What to do:
Return, exactly as written, the lines that start at the one holding "Write a component" and end at the one holding "YAxis, CartesianGrid, LabelList", with both of those lines kept. Skip any pictures.

*** Listing

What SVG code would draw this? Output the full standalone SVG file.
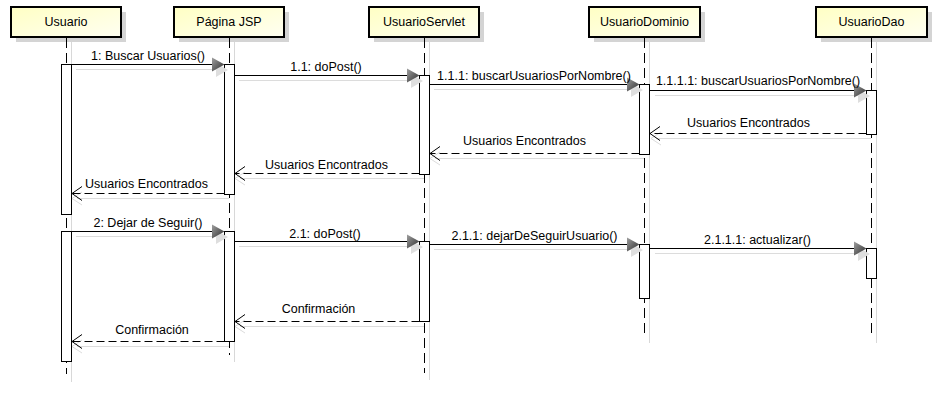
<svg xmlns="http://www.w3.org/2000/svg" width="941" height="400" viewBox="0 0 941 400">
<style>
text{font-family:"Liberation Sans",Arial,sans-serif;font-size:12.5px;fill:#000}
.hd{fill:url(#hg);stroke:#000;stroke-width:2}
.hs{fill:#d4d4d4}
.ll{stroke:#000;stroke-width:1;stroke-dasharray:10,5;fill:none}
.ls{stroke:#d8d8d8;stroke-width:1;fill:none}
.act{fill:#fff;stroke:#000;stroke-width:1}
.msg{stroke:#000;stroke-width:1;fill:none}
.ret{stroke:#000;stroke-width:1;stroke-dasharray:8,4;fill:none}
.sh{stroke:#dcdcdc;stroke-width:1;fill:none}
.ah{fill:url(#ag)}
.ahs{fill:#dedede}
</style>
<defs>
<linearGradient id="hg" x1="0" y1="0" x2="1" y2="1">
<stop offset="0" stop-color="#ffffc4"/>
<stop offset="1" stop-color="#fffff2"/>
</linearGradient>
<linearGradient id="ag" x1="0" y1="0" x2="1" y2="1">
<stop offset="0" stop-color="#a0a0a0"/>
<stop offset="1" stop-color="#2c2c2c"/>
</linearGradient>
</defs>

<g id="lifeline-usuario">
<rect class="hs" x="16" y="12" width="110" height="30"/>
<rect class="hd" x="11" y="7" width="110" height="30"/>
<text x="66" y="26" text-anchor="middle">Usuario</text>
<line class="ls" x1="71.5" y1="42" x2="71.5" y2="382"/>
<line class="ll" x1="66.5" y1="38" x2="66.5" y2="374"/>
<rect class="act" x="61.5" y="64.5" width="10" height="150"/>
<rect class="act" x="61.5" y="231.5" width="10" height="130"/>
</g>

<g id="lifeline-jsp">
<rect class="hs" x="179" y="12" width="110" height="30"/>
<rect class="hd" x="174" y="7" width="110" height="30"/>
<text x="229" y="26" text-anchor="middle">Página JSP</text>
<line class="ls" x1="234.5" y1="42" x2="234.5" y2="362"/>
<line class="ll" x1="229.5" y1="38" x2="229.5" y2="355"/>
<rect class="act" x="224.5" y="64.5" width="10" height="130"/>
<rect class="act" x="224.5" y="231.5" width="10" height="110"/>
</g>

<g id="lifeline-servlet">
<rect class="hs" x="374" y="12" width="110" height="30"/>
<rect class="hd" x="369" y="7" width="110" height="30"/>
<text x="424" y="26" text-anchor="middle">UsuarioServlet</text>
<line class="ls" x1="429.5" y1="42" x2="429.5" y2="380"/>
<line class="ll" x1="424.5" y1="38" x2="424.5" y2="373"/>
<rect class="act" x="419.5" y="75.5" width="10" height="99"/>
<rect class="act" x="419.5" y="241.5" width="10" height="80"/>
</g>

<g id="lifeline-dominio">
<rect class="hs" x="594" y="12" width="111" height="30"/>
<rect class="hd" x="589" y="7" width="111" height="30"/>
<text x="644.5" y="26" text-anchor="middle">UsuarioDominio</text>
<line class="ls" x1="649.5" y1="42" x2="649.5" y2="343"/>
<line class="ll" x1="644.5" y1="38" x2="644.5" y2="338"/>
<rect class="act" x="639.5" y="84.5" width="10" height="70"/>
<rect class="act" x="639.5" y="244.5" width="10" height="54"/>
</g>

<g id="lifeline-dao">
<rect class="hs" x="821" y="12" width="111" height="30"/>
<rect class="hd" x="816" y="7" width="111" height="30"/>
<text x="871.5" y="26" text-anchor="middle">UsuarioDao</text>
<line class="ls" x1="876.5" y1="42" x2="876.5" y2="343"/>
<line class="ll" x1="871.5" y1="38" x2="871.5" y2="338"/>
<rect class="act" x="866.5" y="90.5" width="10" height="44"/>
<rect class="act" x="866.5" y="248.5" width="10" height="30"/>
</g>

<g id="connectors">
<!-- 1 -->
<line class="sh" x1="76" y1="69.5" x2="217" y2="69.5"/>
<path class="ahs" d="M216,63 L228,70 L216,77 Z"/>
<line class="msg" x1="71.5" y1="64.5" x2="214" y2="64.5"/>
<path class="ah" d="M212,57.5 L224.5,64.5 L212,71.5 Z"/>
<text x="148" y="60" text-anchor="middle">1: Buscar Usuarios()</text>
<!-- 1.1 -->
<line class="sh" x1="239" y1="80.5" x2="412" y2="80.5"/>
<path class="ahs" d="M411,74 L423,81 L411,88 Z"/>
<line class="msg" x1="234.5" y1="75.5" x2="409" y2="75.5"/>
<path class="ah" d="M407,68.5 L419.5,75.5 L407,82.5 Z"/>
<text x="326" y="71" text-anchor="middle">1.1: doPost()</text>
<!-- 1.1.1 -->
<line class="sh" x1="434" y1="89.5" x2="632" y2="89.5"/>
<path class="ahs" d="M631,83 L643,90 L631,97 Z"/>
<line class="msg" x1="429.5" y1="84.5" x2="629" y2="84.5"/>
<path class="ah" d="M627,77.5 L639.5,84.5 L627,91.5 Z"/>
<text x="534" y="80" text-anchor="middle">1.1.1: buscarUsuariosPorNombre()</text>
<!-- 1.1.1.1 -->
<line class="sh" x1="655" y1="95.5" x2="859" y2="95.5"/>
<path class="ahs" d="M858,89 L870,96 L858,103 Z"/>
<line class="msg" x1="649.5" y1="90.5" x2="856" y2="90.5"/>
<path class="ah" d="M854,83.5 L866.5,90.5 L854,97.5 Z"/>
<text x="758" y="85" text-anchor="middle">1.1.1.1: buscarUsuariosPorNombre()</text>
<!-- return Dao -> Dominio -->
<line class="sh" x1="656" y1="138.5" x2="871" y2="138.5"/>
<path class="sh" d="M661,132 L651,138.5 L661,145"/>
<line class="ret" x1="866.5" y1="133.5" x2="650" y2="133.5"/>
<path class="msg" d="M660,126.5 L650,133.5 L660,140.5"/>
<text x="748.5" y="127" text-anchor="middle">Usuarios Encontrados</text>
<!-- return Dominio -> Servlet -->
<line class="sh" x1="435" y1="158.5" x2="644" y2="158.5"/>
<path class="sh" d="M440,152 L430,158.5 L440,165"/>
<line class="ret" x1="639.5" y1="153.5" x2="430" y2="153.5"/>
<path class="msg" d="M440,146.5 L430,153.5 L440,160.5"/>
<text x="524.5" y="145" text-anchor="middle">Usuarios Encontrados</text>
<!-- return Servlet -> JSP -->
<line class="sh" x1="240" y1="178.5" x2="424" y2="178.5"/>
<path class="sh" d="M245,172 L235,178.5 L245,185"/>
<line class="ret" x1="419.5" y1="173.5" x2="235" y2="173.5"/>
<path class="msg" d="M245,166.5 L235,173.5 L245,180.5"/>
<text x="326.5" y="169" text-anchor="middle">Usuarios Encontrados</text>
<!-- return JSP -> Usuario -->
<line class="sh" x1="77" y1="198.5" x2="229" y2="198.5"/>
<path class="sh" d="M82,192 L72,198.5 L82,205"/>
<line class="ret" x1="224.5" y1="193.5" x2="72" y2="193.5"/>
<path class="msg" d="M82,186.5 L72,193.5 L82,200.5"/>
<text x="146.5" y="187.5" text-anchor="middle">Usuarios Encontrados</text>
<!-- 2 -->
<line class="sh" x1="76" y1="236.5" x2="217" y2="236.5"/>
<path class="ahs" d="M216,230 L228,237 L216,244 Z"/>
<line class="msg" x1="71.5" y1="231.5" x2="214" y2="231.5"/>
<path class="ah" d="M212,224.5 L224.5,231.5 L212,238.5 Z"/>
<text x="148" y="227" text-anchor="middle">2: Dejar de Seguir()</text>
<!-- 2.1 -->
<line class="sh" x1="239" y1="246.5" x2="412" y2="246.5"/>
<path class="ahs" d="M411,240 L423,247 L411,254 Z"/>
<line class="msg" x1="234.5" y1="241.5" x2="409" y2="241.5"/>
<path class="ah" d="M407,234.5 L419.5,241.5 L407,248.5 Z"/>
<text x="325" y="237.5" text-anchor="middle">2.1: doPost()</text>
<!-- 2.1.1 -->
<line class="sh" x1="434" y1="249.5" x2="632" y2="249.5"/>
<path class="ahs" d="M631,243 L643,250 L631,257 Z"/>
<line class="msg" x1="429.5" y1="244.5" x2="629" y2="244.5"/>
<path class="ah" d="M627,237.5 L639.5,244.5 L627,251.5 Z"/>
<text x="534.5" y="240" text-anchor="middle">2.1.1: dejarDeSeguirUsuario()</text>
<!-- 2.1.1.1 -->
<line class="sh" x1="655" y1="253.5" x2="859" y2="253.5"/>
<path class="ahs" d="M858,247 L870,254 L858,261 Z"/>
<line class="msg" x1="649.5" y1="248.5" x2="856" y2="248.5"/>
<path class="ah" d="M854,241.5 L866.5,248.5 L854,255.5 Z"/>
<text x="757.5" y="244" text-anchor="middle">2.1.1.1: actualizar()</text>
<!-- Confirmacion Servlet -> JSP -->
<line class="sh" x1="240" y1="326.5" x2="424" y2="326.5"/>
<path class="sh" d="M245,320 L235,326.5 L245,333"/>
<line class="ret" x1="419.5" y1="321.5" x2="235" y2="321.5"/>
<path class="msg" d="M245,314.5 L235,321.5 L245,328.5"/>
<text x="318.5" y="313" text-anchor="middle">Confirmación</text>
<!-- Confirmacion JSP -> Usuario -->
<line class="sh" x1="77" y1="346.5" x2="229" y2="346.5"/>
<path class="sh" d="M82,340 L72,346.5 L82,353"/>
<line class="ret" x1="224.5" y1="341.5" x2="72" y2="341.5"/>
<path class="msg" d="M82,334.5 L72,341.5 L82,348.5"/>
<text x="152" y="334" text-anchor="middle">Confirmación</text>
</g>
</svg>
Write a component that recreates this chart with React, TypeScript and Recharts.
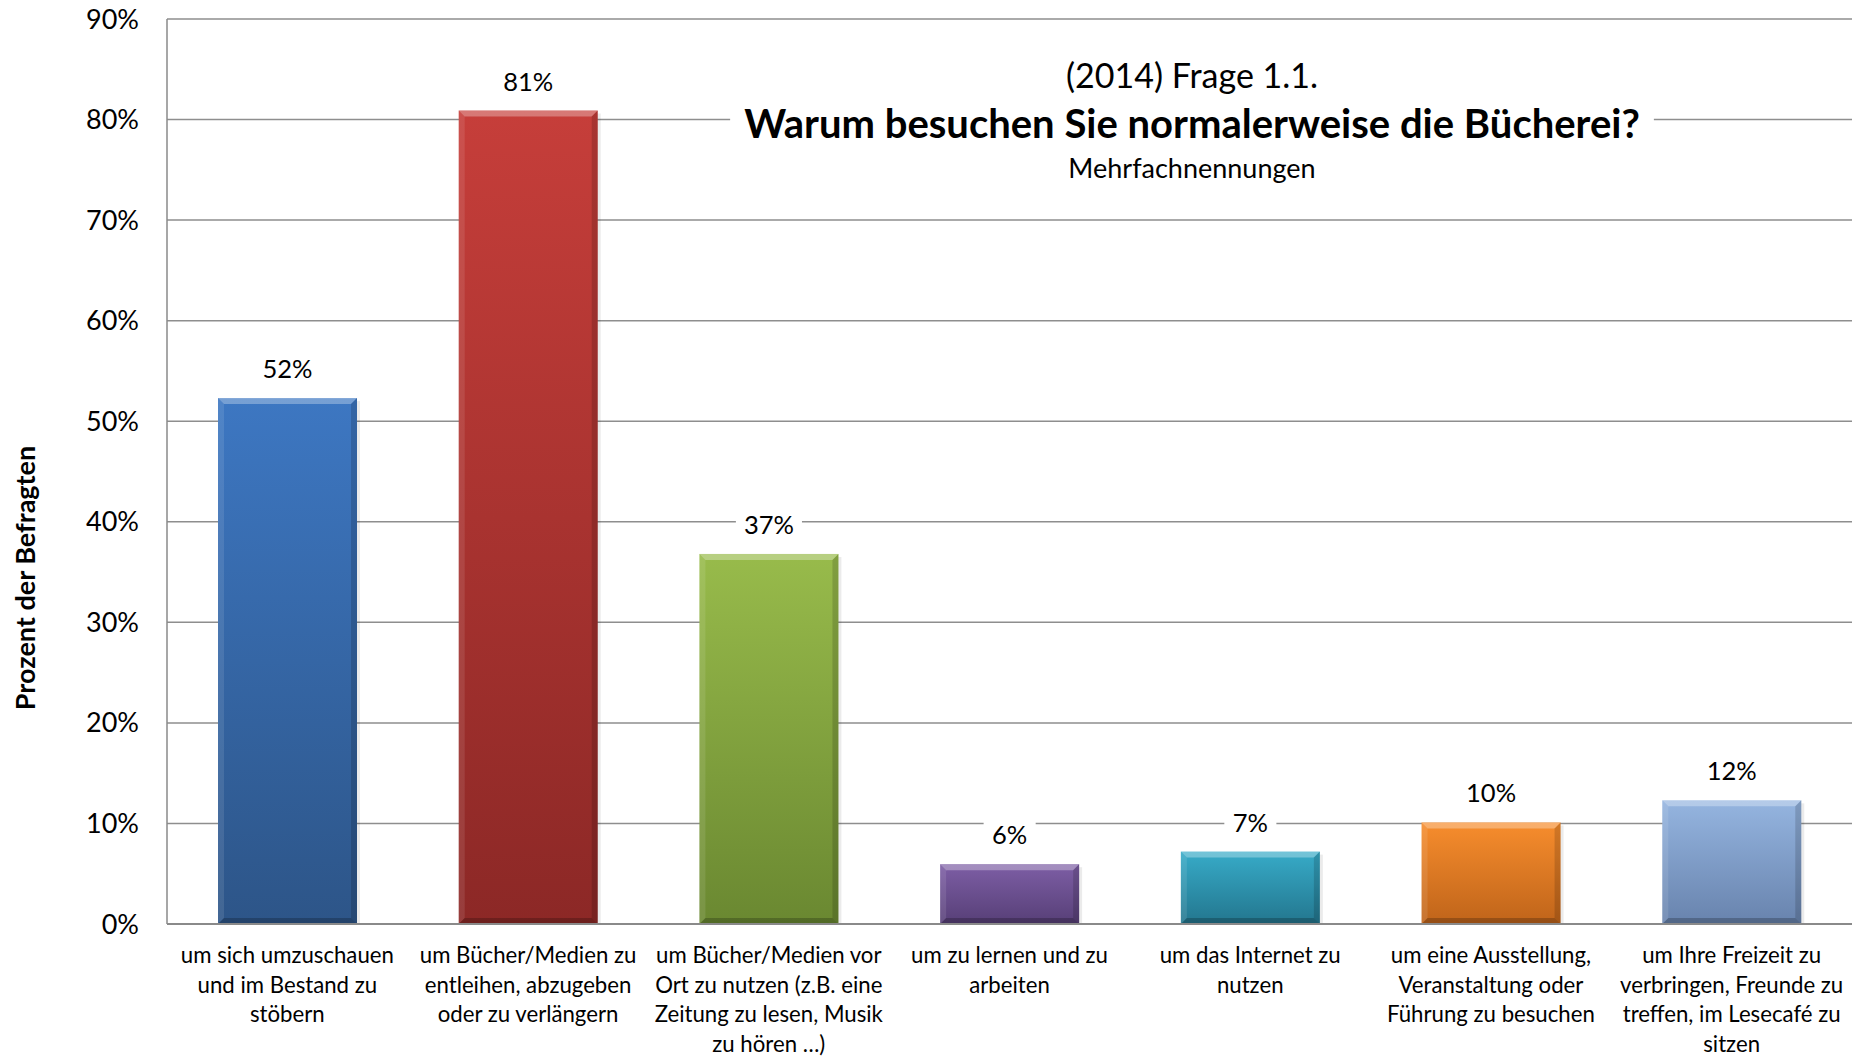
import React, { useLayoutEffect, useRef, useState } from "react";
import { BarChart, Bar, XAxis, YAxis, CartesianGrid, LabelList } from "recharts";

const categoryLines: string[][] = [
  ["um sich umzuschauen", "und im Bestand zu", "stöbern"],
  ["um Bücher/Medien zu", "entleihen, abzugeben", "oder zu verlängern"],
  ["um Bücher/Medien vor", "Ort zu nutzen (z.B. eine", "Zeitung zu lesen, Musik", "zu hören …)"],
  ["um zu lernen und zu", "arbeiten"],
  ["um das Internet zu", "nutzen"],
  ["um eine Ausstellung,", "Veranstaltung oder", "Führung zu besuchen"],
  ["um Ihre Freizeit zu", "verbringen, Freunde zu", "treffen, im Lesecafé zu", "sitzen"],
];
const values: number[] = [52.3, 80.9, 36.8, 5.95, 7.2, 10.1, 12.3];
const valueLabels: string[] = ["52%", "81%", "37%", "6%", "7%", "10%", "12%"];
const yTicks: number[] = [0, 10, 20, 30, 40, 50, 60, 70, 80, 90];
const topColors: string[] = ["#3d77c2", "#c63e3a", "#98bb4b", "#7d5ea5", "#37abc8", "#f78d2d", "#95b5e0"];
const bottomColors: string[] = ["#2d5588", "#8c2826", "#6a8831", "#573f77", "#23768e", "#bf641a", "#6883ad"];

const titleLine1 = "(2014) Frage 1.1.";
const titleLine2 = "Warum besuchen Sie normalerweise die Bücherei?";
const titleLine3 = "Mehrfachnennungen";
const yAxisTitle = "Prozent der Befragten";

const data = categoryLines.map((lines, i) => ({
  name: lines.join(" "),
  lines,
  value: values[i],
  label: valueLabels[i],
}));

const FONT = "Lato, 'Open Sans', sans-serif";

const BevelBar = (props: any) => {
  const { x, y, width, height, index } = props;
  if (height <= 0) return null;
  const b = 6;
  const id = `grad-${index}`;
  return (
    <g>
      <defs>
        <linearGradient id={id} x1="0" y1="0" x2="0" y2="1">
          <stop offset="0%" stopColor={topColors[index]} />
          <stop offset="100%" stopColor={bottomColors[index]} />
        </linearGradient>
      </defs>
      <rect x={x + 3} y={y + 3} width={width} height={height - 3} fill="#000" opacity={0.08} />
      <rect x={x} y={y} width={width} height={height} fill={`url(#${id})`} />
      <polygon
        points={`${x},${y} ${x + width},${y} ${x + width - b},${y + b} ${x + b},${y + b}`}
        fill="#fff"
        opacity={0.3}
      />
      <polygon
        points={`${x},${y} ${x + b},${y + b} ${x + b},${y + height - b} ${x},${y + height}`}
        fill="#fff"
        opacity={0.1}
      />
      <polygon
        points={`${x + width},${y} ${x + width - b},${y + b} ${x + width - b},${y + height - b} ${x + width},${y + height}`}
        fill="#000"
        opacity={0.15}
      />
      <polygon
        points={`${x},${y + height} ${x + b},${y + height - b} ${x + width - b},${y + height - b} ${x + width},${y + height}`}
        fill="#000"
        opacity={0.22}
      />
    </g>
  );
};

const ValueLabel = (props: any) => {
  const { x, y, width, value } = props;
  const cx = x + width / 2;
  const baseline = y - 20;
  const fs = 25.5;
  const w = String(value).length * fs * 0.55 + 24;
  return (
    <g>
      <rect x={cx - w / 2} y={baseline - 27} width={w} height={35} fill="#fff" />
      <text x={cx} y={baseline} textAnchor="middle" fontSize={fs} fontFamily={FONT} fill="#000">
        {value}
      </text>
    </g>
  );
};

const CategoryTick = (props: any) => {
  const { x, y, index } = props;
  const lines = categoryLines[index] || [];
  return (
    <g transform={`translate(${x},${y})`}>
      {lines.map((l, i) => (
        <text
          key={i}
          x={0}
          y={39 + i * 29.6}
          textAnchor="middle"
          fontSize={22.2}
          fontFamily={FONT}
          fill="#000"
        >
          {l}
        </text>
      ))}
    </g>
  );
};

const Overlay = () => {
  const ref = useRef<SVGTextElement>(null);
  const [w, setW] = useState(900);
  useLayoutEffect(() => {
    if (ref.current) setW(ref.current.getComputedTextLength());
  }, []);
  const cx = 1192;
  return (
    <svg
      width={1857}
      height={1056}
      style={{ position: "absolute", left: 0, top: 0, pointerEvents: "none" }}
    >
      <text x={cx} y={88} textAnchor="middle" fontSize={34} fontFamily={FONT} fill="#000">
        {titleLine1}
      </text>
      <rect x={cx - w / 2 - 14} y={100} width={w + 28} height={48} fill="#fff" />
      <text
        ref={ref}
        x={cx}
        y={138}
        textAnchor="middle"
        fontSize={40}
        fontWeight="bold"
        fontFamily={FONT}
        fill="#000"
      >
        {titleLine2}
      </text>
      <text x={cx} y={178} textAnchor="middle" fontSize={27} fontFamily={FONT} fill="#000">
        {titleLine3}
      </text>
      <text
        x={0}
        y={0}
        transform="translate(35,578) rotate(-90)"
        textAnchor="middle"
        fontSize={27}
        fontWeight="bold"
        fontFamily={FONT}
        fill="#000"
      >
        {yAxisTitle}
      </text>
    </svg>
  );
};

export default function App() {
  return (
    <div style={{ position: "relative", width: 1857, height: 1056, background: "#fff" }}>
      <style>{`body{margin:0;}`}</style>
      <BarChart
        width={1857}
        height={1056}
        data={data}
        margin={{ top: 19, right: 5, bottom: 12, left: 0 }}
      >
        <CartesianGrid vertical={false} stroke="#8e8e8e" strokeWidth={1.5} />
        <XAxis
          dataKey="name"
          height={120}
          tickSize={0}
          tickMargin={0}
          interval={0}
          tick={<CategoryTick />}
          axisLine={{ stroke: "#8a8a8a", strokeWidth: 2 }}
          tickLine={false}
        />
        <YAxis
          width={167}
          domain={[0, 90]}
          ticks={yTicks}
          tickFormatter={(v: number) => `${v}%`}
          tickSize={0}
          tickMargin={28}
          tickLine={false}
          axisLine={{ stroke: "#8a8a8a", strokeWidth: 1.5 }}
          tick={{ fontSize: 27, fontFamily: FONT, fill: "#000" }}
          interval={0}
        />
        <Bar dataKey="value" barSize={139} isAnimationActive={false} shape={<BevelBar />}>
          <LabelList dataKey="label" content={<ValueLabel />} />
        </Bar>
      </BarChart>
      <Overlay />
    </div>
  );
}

******

Result:
Write a component that recreates this chart with React, TypeScript and Recharts.
import React, { useLayoutEffect, useRef, useState } from "react";
import { BarChart, Bar, XAxis, YAxis, CartesianGrid, LabelList } from "recharts";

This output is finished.